:: OBJECTIVE ::
Write the lines out again, from the top of the material to the line containing "plt.rcParams['mathtext.fontset'] = 'cm'", pictures excluded.

:: INFORMATION SUPPLIED ::
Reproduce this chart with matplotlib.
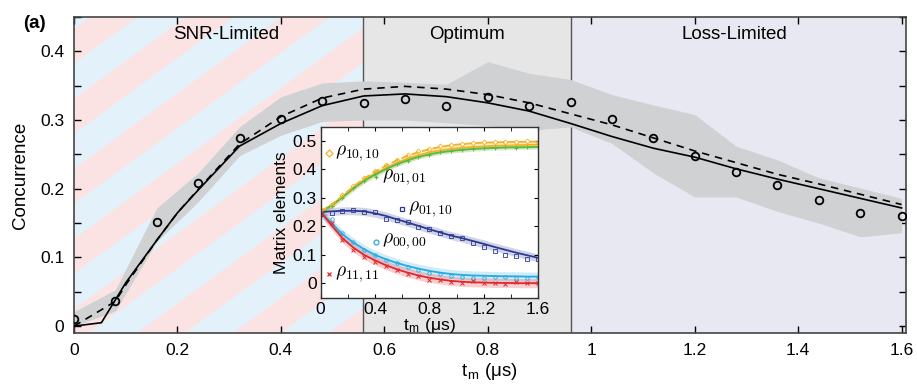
import matplotlib
matplotlib.use("Agg")
import matplotlib.pyplot as plt
from matplotlib.patches import Polygon, Rectangle
import numpy as np

plt.rcParams['font.family'] = ['Liberation Sans', 'DejaVu Sans']
plt.rcParams['mathtext.fontset'] = 'cm'

# ---- main panel data ----
t_meas = [0.00, 0.08, 0.16, 0.24, 0.32, 0.40, 0.48, 0.56, 0.64, 0.72, 0.80,
          0.88, 0.96, 1.04, 1.12, 1.20, 1.28, 1.36, 1.44, 1.52, 1.60]
conc_meas = [0.011, 0.037, 0.151, 0.208, 0.274, 0.302, 0.328, 0.325, 0.331, 0.321, 0.333,
             0.321, 0.326, 0.302, 0.274, 0.247, 0.224, 0.205, 0.184, 0.164, 0.161]
band_hi = [0.021, 0.053, 0.172, 0.223, 0.290, 0.334, 0.354, 0.357, 0.355, 0.352, 0.385,
           0.368, 0.359, 0.337, 0.322, 0.308, 0.262, 0.242, 0.216, 0.201, 0.186]
band_lo = [0.000, 0.022, 0.123, 0.181, 0.248, 0.278, 0.298, 0.300, 0.300, 0.296, 0.292,
           0.285, 0.290, 0.266, 0.223, 0.188, 0.188, 0.167, 0.150, 0.130, 0.136]

t_sim = [0.0, 0.053, 0.10, 0.16, 0.20, 0.24, 0.32, 0.40, 0.48, 0.56, 0.64, 0.72,
         0.80, 0.88, 0.96, 1.04, 1.12, 1.20, 1.28, 1.36, 1.44, 1.52, 1.60]
conc_sim = [0.0, 0.005, 0.063, 0.125, 0.165, 0.198, 0.262, 0.295, 0.321, 0.335, 0.338, 0.334,
            0.325, 0.313, 0.295, 0.276, 0.259, 0.246, 0.229, 0.214, 0.200, 0.186, 0.172]
t_ideal = [0.0, 0.08, 0.10, 0.16, 0.20, 0.24, 0.32, 0.40, 0.48, 0.56, 0.64, 0.72,
           0.80, 0.88, 0.96, 1.04, 1.12, 1.20, 1.28, 1.36, 1.44, 1.52, 1.60]
conc_ideal = [0.0, 0.036, 0.060, 0.125, 0.165, 0.199, 0.265, 0.305, 0.332, 0.345, 0.349, 0.345,
              0.337, 0.325, 0.309, 0.293, 0.274, 0.255, 0.238, 0.221, 0.207, 0.192, 0.177]

regions = ["SNR-Limited", "Optimum", "Loss-Limited"]
region_edges = [0.0, 0.558, 0.96, 1.608]
region_label_x = [0.295, 0.76, 1.277]

# ---- inset data ----
t_in = [0.00, 0.08, 0.16, 0.24, 0.32, 0.40, 0.48, 0.56, 0.64, 0.72, 0.80,
        0.88, 0.96, 1.04, 1.12, 1.20, 1.28, 1.36, 1.44, 1.52, 1.60]
r1010_fit = [0.25, 0.273, 0.303, 0.335, 0.362, 0.384, 0.404, 0.422, 0.437, 0.449, 0.459,
             0.466, 0.471, 0.475, 0.478, 0.480, 0.482, 0.483, 0.484, 0.485, 0.486]
r1010_ideal = [0.25, 0.275, 0.306, 0.339, 0.367, 0.391, 0.412, 0.431, 0.447, 0.460, 0.470,
               0.478, 0.484, 0.488, 0.491, 0.493, 0.494, 0.495, 0.496, 0.496, 0.497]
r0101_fit = [0.25, 0.272, 0.301, 0.332, 0.359, 0.381, 0.400, 0.417, 0.431, 0.443, 0.452,
             0.459, 0.464, 0.468, 0.471, 0.473, 0.475, 0.476, 0.477, 0.477, 0.478]
r0110_fit = [0.25, 0.252, 0.254, 0.254, 0.252, 0.245, 0.236, 0.224, 0.213, 0.201, 0.189,
             0.178, 0.167, 0.158, 0.148, 0.138, 0.127, 0.117, 0.107, 0.098, 0.089]
r0000_fit = [0.25, 0.210, 0.172, 0.143, 0.119, 0.099, 0.084, 0.071, 0.060, 0.051, 0.043,
             0.037, 0.032, 0.029, 0.027, 0.026, 0.025, 0.024, 0.024, 0.023, 0.023]
r1111_fit = [0.25, 0.203, 0.158, 0.125, 0.099, 0.080, 0.063, 0.049, 0.037, 0.027, 0.019,
             0.013, 0.008, 0.005, 0.003, 0.002, 0.001, 0.001, 0.000, 0.000, 0.000]

r1010_pts = [0.25, 0.276, 0.309, 0.340, 0.370, 0.393, 0.414, 0.433, 0.449, 0.462, 0.471,
             0.480, 0.486, 0.489, 0.492, 0.494, 0.495, 0.497, 0.496, 0.498, 0.497]
r0101_pts = [0.25, 0.270, 0.300, 0.333, 0.358, 0.382, 0.399, 0.418, 0.430, 0.444, 0.451,
             0.460, 0.463, 0.469, 0.470, 0.474, 0.474, 0.477, 0.476, 0.478, 0.477]
r0110_pts = [0.243, 0.245, 0.254, 0.255, 0.251, 0.248, 0.226, 0.220, 0.215, 0.198, 0.190,
             0.176, 0.165, 0.160, 0.142, 0.128, 0.112, 0.100, 0.095, 0.085, 0.086]
r0000_pts = [0.245, 0.225, 0.175, 0.145, 0.115, 0.100, 0.082, 0.070, 0.058, 0.045, 0.035,
             0.033, 0.025, 0.022, 0.018, 0.018, 0.020, 0.020, 0.017, 0.018, 0.021]
r1111_pts = [0.245, 0.210, 0.150, 0.118, 0.092, 0.075, 0.060, 0.045, 0.032, 0.025, 0.012,
             0.012, 0.005, 0.002, 0.006, 0.001, 0.002, -0.004, 0.003, 0.001, 0.002]

fig = plt.figure(figsize=(9.17, 3.84), dpi=100)
ax = fig.add_axes([0.0807, 0.1328, 0.907, 0.823])
xmin, xmax, ymin, ymax = 0.0, 1.608, -0.01, 0.45
ax.set_xlim(xmin, xmax)
ax.set_ylim(ymin, ymax)

# background regions
ax.axvspan(region_edges[0], region_edges[1], color='#e3f1fa', lw=0, zorder=0)
ax.axvspan(region_edges[1], region_edges[2], color='#e6e6e6', lw=0, zorder=0)
ax.axvspan(region_edges[2], region_edges[3], color='#e8e8f2', lw=0, zorder=0)

# diagonal pink stripes in the SNR region (built in pixel space, then to data)
W = 0.907 * 917
H = 0.823 * 384
sx = W / (xmax - xmin)
sy = H / (ymax - ymin)
slope = 0.73
clip = Rectangle((region_edges[0], ymin), region_edges[1] - region_edges[0], ymax - ymin,
                 transform=ax.transData)
for c in np.arange(63 - 96 * 6, region_edges[1] * sx + 96, 96):
    pts = [(c, 0), (c + 48, 0), (c + 48 + H / slope, H), (c + H / slope, H)]
    pts = [(xmin + px / sx, ymin + py / sy) for px, py in pts]
    p = Polygon(pts, closed=True, color='#fbe3e4', lw=0, zorder=0.5)
    ax.add_patch(p)
    p.set_clip_path(clip)

for xe in region_edges[1:3]:
    ax.axvline(xe, color='#555555', lw=1.0, zorder=1)

ax.fill_between(t_meas, band_lo, band_hi, color='#cfd1d2', lw=0, zorder=2)
ax.plot(t_sim, conc_sim, color='black', lw=1.2, zorder=3)
ax.plot(t_ideal, conc_ideal, color='black', lw=1.2, ls=(0, (4.5, 3.5)), zorder=3)
ax.plot(t_meas, conc_meas, 'o', mfc='none', mec='black', ms=5.5, mew=1.3, zorder=4)

for name, xc in zip(regions, region_label_x):
    ax.text(xc, 0.425, name, ha='center', va='center', fontsize=13.5)

ax.set_xticks(np.arange(0, 1.61, 0.2))
ax.set_xticklabels(['0', '0.2', '0.4', '0.6', '0.8', '1', '1.2', '1.4', '1.6'])
ax.set_yticks([0, 0.1, 0.2, 0.3, 0.4])
ax.set_yticklabels(['0', '0.1', '0.2', '0.3', '0.4'])
ax.set_yticks(np.arange(0, 0.451, 0.05), minor=True)
ax.tick_params(direction='in', top=True, right=True, labelsize=12.5, length=5, width=1, pad=7)
ax.tick_params(which='minor', direction='in', right=True, left=True, length=5, width=1)
for s in ax.spines.values():
    s.set_color('#444444')
    s.set_linewidth(1.2)
ax.set_xlabel(r't$_\mathregular{m}$ (μs)', fontsize=13.5, labelpad=2)
ax.set_ylabel('Concurrence', fontsize=13.5, labelpad=8)
fig.text(0.025, 0.94, '(a)', fontsize=13.5, fontweight='bold', va='center')

# ---- inset ----
ins = fig.add_axes([0.3497, 0.224, 0.237, 0.4453])
ins.set_facecolor('white')
ins.set_zorder(5)
ins.set_xlim(0, 1.6)
ins.set_ylim(-0.052, 0.548)

series = [
    (r1010_fit, r1010_pts, '#f4b223', 'D', 0.012),
    (r0101_fit, r0101_pts, '#57b947', '+', 0.008),
    (r0110_fit, r0110_pts, '#2e3a92', 's', 0.014),
    (r0000_fit, r0000_pts, '#28a9e1', 'o', 0.016),
    (r1111_fit, r1111_pts, '#e2262b', 'x', 0.016),
]
for fit, pts, col, mk, w in series:
    lo = [v - w for v in fit]
    hi = [v + w for v in fit]
    ins.fill_between(t_in, lo, hi, color=col, alpha=0.22, lw=0)
    ins.plot(t_in, fit, color=col, lw=1.3)
    if mk in ('+', 'x'):
        ins.plot(t_in, pts, mk, color=col, ms=2.5, mew=0.7)
    else:
        ins.plot(t_in, pts, mk, mfc='none', mec=col, ms=2.5, mew=0.6)
ins.plot(t_in, r1010_ideal, color='#f4b223', lw=1.3, ls=(0, (4, 2)))

labels = [
    (0.063, 0.455, r'$\rho_{10,10}$', '#f4b223', 'D'),
    (0.407, 0.372, r'$\rho_{01,01}$', '#57b947', '+'),
    (0.596, 0.260, r'$\rho_{01,10}$', '#2e3a92', 's'),
    (0.407, 0.146, r'$\rho_{00,00}$', '#28a9e1', 'o'),
    (0.063, 0.033, r'$\rho_{11,11}$', '#e2262b', 'x'),
]
for lx, ly, txt, col, mk in labels:
    if mk in ('+', 'x'):
        ins.plot([lx], [ly], mk, color=col, ms=3.5, mew=0.9)
    else:
        ins.plot([lx], [ly], mk, mfc='none', mec=col, ms=3.5, mew=0.9)
    ins.text(lx + 0.045, ly, txt, fontsize=14, va='center', ha='left')

ins.set_xticks([0, 0.4, 0.8, 1.2, 1.6])
ins.set_xticklabels(['0', '0.4', '0.8', '1.2', '1.6'])
ins.set_xticks(np.arange(0, 1.61, 0.2), minor=True)
ins.set_yticks([0, 0.1, 0.2, 0.3, 0.4, 0.5])
ins.set_yticklabels(['0', '0.1', '0.2', '0.3', '0.4', '0.5'])
ins.tick_params(direction='in', top=True, right=True, labelsize=12.5, length=3, pad=3)
ins.tick_params(which='minor', direction='in', top=True, length=3)
for s in ins.spines.values():
    s.set_color('#333333')
    s.set_linewidth(1.0)
ins.set_xlabel(r't$_\mathregular{m}$ (μs)', fontsize=12.5, labelpad=-1)
ins.set_ylabel('Matrix elements', fontsize=12.5, labelpad=2)

fig.savefig('out.png', dpi=100)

:: RESULT BELOW ::
Reproduce this chart with matplotlib.
import matplotlib
matplotlib.use("Agg")
import matplotlib.pyplot as plt
from matplotlib.patches import Polygon, Rectangle
import numpy as np

plt.rcParams['font.family'] = ['Liberation Sans', 'DejaVu Sans']
plt.rcParams['mathtext.fontset'] = 'cm'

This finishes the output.